Gil Evans' 1973 live album Svengali may be the least well-known of the four albums in this Quadio batch, but that doesn't mean it's necessarily the least of interest. The renowned arranger's career-best work with Miles Davis at Columbia Records (Miles Ahead, Porgy and Bess, Sketches of Spain, Quiet Nights) assured him a place in the history books, but he also amassed a significant discography as a bandleader, with highlights including 1957 debut Gil Evans and 10 (Prestige), 1960 masterpiece Out of the Cool (Impulse!), and 1964 classic The Individualism of Gil Evans (Verve). He even found time to arrange sessions for vocalist Astrud Gilberto, also for Verve, resulting in her dreamy Look for the Rainbow album. Like his onetime collaborator Davis, though, Evans began to develop an interest in jazz-rock and free jazz, veering away from his larger orchestral arranging style. He was one of the first so-called "serious" musicians to take Jimi Hendrix seriously as a songwriter, resulting in a 1974 tribute album for RCA Victor. Before that, though, he released Svengali (an anagram for, yes, Gil Evans!) on the Atlantic label.

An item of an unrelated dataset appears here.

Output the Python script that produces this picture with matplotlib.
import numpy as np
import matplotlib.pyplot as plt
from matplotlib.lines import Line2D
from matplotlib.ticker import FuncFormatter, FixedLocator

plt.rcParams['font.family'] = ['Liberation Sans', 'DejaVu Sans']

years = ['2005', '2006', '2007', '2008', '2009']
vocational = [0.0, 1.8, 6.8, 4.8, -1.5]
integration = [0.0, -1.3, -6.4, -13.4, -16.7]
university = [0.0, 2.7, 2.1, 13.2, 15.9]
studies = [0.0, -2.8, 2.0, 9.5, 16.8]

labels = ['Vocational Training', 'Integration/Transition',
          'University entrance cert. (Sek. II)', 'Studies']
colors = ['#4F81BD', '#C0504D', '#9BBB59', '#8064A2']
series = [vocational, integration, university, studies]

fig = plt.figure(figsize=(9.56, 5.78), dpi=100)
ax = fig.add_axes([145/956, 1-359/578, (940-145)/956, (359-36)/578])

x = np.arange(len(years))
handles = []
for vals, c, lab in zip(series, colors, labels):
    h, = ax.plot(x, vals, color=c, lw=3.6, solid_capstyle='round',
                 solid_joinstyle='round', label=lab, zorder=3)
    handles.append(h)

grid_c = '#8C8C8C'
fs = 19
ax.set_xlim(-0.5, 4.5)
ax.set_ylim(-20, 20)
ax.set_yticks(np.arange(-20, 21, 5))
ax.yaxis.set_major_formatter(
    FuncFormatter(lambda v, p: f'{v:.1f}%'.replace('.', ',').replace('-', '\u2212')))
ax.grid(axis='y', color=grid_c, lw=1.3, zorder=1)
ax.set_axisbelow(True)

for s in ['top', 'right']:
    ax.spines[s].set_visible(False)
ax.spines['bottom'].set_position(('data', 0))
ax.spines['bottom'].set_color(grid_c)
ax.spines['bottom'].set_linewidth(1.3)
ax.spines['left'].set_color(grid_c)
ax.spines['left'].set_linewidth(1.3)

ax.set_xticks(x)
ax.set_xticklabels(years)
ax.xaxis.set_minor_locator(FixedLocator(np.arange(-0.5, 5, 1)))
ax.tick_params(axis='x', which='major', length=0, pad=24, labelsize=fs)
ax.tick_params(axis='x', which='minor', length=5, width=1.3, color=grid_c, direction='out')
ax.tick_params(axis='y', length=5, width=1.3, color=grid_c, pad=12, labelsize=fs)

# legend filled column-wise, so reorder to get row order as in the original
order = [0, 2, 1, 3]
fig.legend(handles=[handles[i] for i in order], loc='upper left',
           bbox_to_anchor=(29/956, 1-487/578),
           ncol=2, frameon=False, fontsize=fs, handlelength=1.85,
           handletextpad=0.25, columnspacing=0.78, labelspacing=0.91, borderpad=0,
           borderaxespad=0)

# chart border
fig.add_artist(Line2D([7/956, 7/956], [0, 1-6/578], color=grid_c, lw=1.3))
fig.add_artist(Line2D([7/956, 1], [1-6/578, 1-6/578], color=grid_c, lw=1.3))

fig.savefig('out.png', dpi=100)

Though he had veered away from the orchestral, Evans' big band arrangements were as fresh and innovative as ever, blending acoustic and electronic instrumentation as well as composed and improvised passages. As a leader, he made sure to leave room for soloists to shine on each and every one of the six (mostly lengthy) tracks. The surround mix isn't an overly aggressive one, but the discrete use of all four channels allows for the individual contributions of Evans' band members to stand out a bit more. Primarily recorded live at Trinity Church in New York City with Evans leading from the piano and electric piano, he welcomed such soloists as guitarist Ted Dunbar, bassist Herb Bushler; brass multi-instrumentalist Howard Johnson; saxophonists David Sanborn, Billy Harper, and Trevor Koehler; and trumpeters Richard Williams and "Hannibal" Marvin Peterson.
George Russell's "Blues in Orbit" lives up to its name as percussive, instrumental stabs surround the listener from all four channels - a beat here, a bleat there, a squeal from the right, a clip-clop from the left. Evans' band giddily romps through various jazz idioms from bop to swing and everything in between, and the quad mix places the listener dead center in the musical mélange. Sanborn and Harper impressively solo on alto and tenor, with Bushler on the bass. It's the most dizzyingly immersive track on the album.

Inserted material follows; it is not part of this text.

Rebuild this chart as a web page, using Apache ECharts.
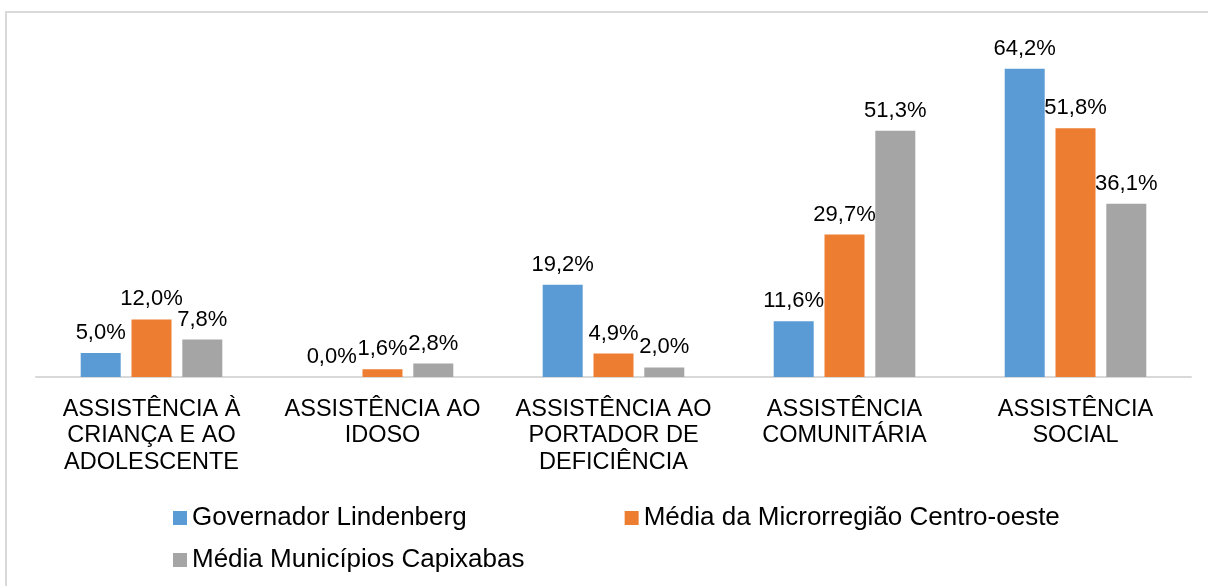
<!DOCTYPE html>
<html>
<head>
<meta charset="utf-8">
<script src="https://cdn.jsdelivr.net/npm/echarts@6/dist/echarts.min.js"></script>
<style>
html,body{margin:0;padding:0;background:#fff;overflow:hidden;}
#frame{position:absolute;left:5px;top:11px;width:1400px;height:800px;border:2px solid #D9D9D9;box-sizing:border-box;}
#chart{position:absolute;left:0;top:0;width:1208px;height:586px;}
</style>
</head>
<body>
<div id="frame"></div>
<div id="chart"></div>
<script>
const categories = [
  "ASSISTÊNCIA À\nCRIANÇA E AO\nADOLESCENTE",
  "ASSISTÊNCIA AO\nIDOSO",
  "ASSISTÊNCIA AO\nPORTADOR DE\nDEFICIÊNCIA",
  "ASSISTÊNCIA\nCOMUNITÁRIA",
  "ASSISTÊNCIA\nSOCIAL"
];
const seriesNames = ["Governador Lindenberg", "Média da Microrregião Centro-oeste", "Média Municípios Capixabas"];
const governador = [5.0, 0.0, 19.2, 11.6, 64.2];
const microrregiao = [12.0, 1.6, 4.9, 29.7, 51.8];
const capixabas = [7.8, 2.8, 2.0, 51.3, 36.1];
const colors = ["#5B9BD5", "#ED7D31", "#A5A5A5"];

const font = "'Liberation Sans', Arial, sans-serif";
const fmt = p => p.value.toFixed(1).replace('.', ',') + '%';

function mk(name, data, color) {
  return {
    name: name, type: 'bar', data: data,
    barWidth: 40, barGap: '27%',
    itemStyle: { color: color },
    label: { show: true, position: 'top', distance: 9, formatter: fmt,
      color: '#000', fontSize: 22, fontFamily: font },
    emphasis: { disabled: true }
  };
}

const chart = echarts.init(document.getElementById('chart'), null, { renderer: 'canvas' });
chart.setOption({
  backgroundColor: 'transparent',
  animation: false,
  color: colors,
  grid: { left: 36, right: 17, top: 41, bottom: 209, containLabel: false },
  xAxis: {
    type: 'category', data: categories,
    axisLine: { show: true, lineStyle: { color: '#D9D9D9', width: 2 } },
    axisTick: { show: false },
    axisLabel: { color: '#000', fontSize: 23.5, fontFamily: font, lineHeight: 26.5, margin: 19, interval: 0 }
  },
  yAxis: { type: 'value', min: 0, max: 70, show: false, splitLine: { show: false } },
  legend: [
    { data: [seriesNames[0], seriesNames[1]], left: 168, top: 500, itemWidth: 14, itemHeight: 14, itemGap: 158,
      icon: 'rect', textStyle: { color: '#000', fontSize: 26, fontFamily: font }, selectedMode: false },
    { data: [seriesNames[2]], left: 168, top: 542, itemWidth: 14, itemHeight: 14,
      icon: 'rect', textStyle: { color: '#000', fontSize: 26, fontFamily: font }, selectedMode: false }
  ],
  series: [
    mk(seriesNames[0], governador, colors[0]),
    mk(seriesNames[1], microrregiao, colors[1]),
    mk(seriesNames[2], capixabas, colors[2])
  ]
});
</script>
</body>
</html>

Evans revisited a couple of his Davis standards on Svengali, including an exceptionally brief run through "Eleven" with Richard Williams on trumpet. (The Davis/Evans composition was originally released as "Petits Machins (Little Stuff)" on Davis' 1968 album Filles de Kilimanjaro; a full-length version of "Eleven" surfaced on CD-era reissues of Svengali.) George and Ira Gershwin and DuBose Heyward's Porgy and Bess standard "Summertime" features Ted Dunbar on guitar, lending an altogether different feel of the blues standard than the classic Davis rendition.
Svengali comes to a close with Evans' own "Zee Zee," recorded not at Trinity Church but at Philharmonic Hall. With "Hannibal" Peterson on trumpet, the slow, hypnotic cut concludes one of Evans' strongest albums of the 1970s and another four titles in Rhino's ongoing Quadio series. Long may it run!

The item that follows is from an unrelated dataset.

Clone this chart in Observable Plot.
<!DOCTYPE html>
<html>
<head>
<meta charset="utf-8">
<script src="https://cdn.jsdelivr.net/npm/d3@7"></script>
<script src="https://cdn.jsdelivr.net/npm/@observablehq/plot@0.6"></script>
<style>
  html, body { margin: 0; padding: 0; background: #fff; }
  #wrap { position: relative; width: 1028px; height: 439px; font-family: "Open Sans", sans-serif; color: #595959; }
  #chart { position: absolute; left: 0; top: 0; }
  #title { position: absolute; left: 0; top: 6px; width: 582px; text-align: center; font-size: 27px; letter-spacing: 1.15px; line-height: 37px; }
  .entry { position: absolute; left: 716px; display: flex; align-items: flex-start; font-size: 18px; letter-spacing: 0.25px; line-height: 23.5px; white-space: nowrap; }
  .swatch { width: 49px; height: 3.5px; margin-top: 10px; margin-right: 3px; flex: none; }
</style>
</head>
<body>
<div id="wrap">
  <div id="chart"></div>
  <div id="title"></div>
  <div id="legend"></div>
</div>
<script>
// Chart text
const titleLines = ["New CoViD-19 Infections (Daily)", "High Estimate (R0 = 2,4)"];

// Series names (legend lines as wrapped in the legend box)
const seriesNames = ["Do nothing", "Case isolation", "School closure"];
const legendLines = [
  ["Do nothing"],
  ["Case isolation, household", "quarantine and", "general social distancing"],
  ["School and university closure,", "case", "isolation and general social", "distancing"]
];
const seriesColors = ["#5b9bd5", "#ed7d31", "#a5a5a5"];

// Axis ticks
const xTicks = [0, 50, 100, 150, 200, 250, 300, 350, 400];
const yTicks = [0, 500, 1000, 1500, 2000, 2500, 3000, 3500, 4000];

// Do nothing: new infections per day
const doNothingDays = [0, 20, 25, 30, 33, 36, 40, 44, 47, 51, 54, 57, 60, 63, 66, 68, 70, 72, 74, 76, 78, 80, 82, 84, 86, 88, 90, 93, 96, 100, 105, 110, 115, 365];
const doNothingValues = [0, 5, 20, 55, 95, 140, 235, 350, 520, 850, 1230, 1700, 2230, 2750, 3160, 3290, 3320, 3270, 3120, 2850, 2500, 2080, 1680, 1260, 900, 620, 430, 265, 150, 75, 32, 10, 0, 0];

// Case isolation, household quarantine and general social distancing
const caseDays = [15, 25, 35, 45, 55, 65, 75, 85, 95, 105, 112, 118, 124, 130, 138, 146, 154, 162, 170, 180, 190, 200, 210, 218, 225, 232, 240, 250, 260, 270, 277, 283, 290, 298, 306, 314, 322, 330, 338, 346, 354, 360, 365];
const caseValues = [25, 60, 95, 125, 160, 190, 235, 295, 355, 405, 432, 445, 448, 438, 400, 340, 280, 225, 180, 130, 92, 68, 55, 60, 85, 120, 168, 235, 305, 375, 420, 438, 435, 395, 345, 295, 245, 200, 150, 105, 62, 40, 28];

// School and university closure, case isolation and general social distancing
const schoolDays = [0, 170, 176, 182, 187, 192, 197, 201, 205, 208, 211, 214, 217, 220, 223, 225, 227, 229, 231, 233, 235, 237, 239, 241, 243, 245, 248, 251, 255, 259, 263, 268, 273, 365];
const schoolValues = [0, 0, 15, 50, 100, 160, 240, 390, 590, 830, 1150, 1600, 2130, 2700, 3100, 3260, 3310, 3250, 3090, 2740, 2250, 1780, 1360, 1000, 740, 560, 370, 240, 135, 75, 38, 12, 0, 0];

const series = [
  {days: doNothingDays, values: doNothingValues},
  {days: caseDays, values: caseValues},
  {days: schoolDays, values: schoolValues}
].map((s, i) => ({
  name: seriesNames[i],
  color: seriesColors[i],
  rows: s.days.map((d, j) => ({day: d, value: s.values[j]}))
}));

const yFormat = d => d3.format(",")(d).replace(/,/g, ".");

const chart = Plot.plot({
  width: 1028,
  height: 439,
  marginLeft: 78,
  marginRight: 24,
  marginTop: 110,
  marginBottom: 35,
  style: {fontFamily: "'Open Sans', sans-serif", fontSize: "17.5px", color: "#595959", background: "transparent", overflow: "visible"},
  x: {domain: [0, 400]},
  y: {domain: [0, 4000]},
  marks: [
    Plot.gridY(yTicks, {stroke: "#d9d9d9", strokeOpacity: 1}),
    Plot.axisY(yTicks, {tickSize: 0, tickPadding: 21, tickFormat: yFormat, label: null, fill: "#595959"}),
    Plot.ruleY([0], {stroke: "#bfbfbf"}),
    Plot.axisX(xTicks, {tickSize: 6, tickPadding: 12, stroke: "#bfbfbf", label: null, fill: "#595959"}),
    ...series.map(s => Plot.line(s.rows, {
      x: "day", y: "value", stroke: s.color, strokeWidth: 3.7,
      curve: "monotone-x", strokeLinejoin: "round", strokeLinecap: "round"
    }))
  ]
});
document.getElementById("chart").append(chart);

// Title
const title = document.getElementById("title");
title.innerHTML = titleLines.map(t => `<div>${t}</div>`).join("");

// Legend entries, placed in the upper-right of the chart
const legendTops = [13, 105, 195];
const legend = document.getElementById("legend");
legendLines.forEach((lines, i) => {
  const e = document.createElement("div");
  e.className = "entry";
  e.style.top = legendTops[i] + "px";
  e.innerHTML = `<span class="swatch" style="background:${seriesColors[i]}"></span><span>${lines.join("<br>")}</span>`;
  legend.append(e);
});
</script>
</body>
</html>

All four titles may be ordered directly from Rhino's Quadio storefront!
Billy D says
I bought the second four pack and I'll buy this.
The first set of rockers was not interesting to me at all.
I've read a lot of complaints about The Spinners. People saying it was their least favourite. That's too bad. That's the reason I bought all four but enjoy all of them.
Funny thing is Rhino set me a second copy of The Spinners disc just yesterday. Don't know if there was some kind of pressing error on it or what. I was not billed for it and it's highly unlikely that Rhino would be proactive with any of their faulty pressings. It usually takes an email from me to get the ball rolling.
Joe Marchese says
I believe there were speaker volume/balance level issues on the original Spinners pressing; everyone who ordered one should have received - or will receive - a corrected replacement disc, no email necessary. Though it's not the most adventurous mix reissued yet in Quadio, the replacement is a big improvement for a truly terrific album.
Paddy says
One of the channels was lower than the rest, so the replacement disc has that fixed.
RayF says
"However, while the quad mix is truly discrete with powerful use of the back channels and wide spreading of instruments to all corners, the initial run of the Blu-ray suffers from a lower volume from the front left channel. The effect of this technical issue causes the vocals and other instrumentation to move toward the front right channel, plus it also detracts from the overall balance of the quad mix. A general adjustment of around a 5db increase will normalize this issue until immersionists receive replacement copies. In short, Rhino reports that a Channel Driver issue during the mastered audio file output sequence caused this issue, and no recall will occur. Instead, those who ordered directly from Rhino will be receiving replacement copies in the middle of December that corrects this oversight."
https://www.hiresedition.com/review/randb/the-spinners-spinners.html
Robbert says
Can anyone explain why these titles are not released in Europe? Now you have to pay a large amount for shipping and import taxes which makes these items quite expensive.
David James says
Wonderful
Ronald M. Carrigan says
Re: Back On My Feet Again: Rhino Adds Randy Newman, WAR, AWB, Gil Evans to Quadio Roster
I really enjoyed your article. It is one of the best I have seen regarding Rhino Quadio releases. Very informative, Your enthusiasm for these albums is appreciated.